======== DATA EXTRACT ========

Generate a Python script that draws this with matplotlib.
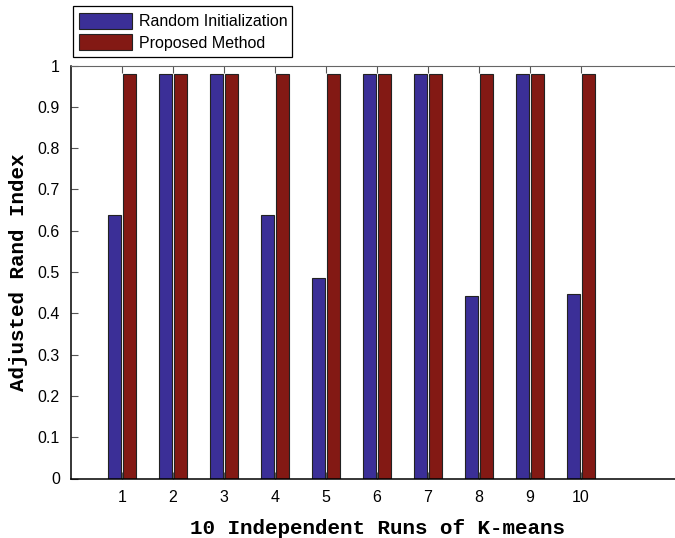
import numpy as np
import matplotlib.pyplot as plt

runs = [1, 2, 3, 4, 5, 6, 7, 8, 9, 10]
random_init = [0.638, 0.98, 0.98, 0.638, 0.485, 0.98, 0.98, 0.442, 0.98, 0.447]
proposed = [0.98, 0.98, 0.98, 0.98, 0.98, 0.98, 0.98, 0.98, 0.98, 0.98]

plt.rcParams['font.family'] = ['Liberation Sans', 'DejaVu Sans']

fig = plt.figure(figsize=(6.75, 5.38), dpi=100)
ax = fig.add_axes([71/675, 1 - 478.5/538, 612/675, 413/538])

x = np.array(runs)
ax.bar(x - 0.14, random_init, width=0.25, color='#3b2f97', edgecolor='#222222',
       linewidth=0.8, label='Random Initialization')
ax.bar(x + 0.145, proposed, width=0.25, color='#831914', edgecolor='#222222',
       linewidth=0.8, label='Proposed Method')

ax.set_xlim(0, 12)
ax.set_ylim(0, 1)
ax.set_xticks(runs)
ax.set_yticks(np.arange(0, 1.01, 0.1))
ax.set_yticklabels(['0', '0.1', '0.2', '0.3', '0.4', '0.5', '0.6', '0.7', '0.8', '0.9', '1'])
ax.tick_params(direction='in', length=5, labelsize=11.5, top=True, right=False,
               pad=8, color='#555555')
ax.spines['right'].set_visible(False)
ax.spines['top'].set_color('#666666')
ax.spines['left'].set_linewidth(1.1)
ax.spines['bottom'].set_linewidth(1.1)

ax.set_xlabel('10 Independent Runs of K-means', family='Liberation Mono',
              fontweight='bold', fontsize=15, labelpad=10)
ax.set_ylabel('Adjusted Rand Index', family='Liberation Mono',
              fontweight='bold', fontsize=15, labelpad=7)

leg = ax.legend(loc='lower left', bbox_to_anchor=(73/675, 1 - 57/538, 219/675, 52/538),
                bbox_transform=fig.transFigure, mode='expand', fontsize=11.5,
                fancybox=False, framealpha=1, edgecolor='black', borderaxespad=0,
                handlelength=3.3, handleheight=1.2, labelspacing=0.3,
                borderpad=0.4, handletextpad=0.45)
leg.get_frame().set_linewidth(0.9)

fig.savefig('out.png', dpi=100)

========

▶ _PROBLEM DETAILS_:
Pictures in the data above should not be copied; transcribe everything else exactly.

▶ _OUTPUT BELOW_:
Generate a Python script that draws this with matplotlib.
import numpy as np
import matplotlib.pyplot as plt

runs = [1, 2, 3, 4, 5, 6, 7, 8, 9, 10]
random_init = [0.638, 0.98, 0.98, 0.638, 0.485, 0.98, 0.98, 0.442, 0.98, 0.447]
proposed = [0.98, 0.98, 0.98, 0.98, 0.98, 0.98, 0.98, 0.98, 0.98, 0.98]

plt.rcParams['font.family'] = ['Liberation Sans', 'DejaVu Sans']

fig = plt.figure(figsize=(6.75, 5.38), dpi=100)
ax = fig.add_axes([71/675, 1 - 478.5/538, 612/675, 413/538])

x = np.array(runs)
ax.bar(x - 0.14, random_init, width=0.25, color='#3b2f97', edgecolor='#222222',
       linewidth=0.8, label='Random Initialization')
ax.bar(x + 0.145, proposed, width=0.25, color='#831914', edgecolor='#222222',
       linewidth=0.8, label='Proposed Method')

ax.set_xlim(0, 12)
ax.set_ylim(0, 1)
ax.set_xticks(runs)
ax.set_yticks(np.arange(0, 1.01, 0.1))
ax.set_yticklabels(['0', '0.1', '0.2', '0.3', '0.4', '0.5', '0.6', '0.7', '0.8', '0.9', '1'])
ax.tick_params(direction='in', length=5, labelsize=11.5, top=True, right=False,
               pad=8, color='#555555')
ax.spines['right'].set_visible(False)
ax.spines['top'].set_color('#666666')
ax.spines['left'].set_linewidth(1.1)
ax.spines['bottom'].set_linewidth(1.1)

ax.set_xlabel('10 Independent Runs of K-means', family='Liberation Mono',
              fontweight='bold', fontsize=15, labelpad=10)
ax.set_ylabel('Adjusted Rand Index', family='Liberation Mono',
              fontweight='bold', fontsize=15, labelpad=7)

leg = ax.legend(loc='lower left', bbox_to_anchor=(73/675, 1 - 57/538, 219/675, 52/538),
                bbox_transform=fig.transFigure, mode='expand', fontsize=11.5,
                fancybox=False, framealpha=1, edgecolor='black', borderaxespad=0,
                handlelength=3.3, handleheight=1.2, labelspacing=0.3,
                borderpad=0.4, handletextpad=0.45)
leg.get_frame().set_linewidth(0.9)

fig.savefig('out.png', dpi=100)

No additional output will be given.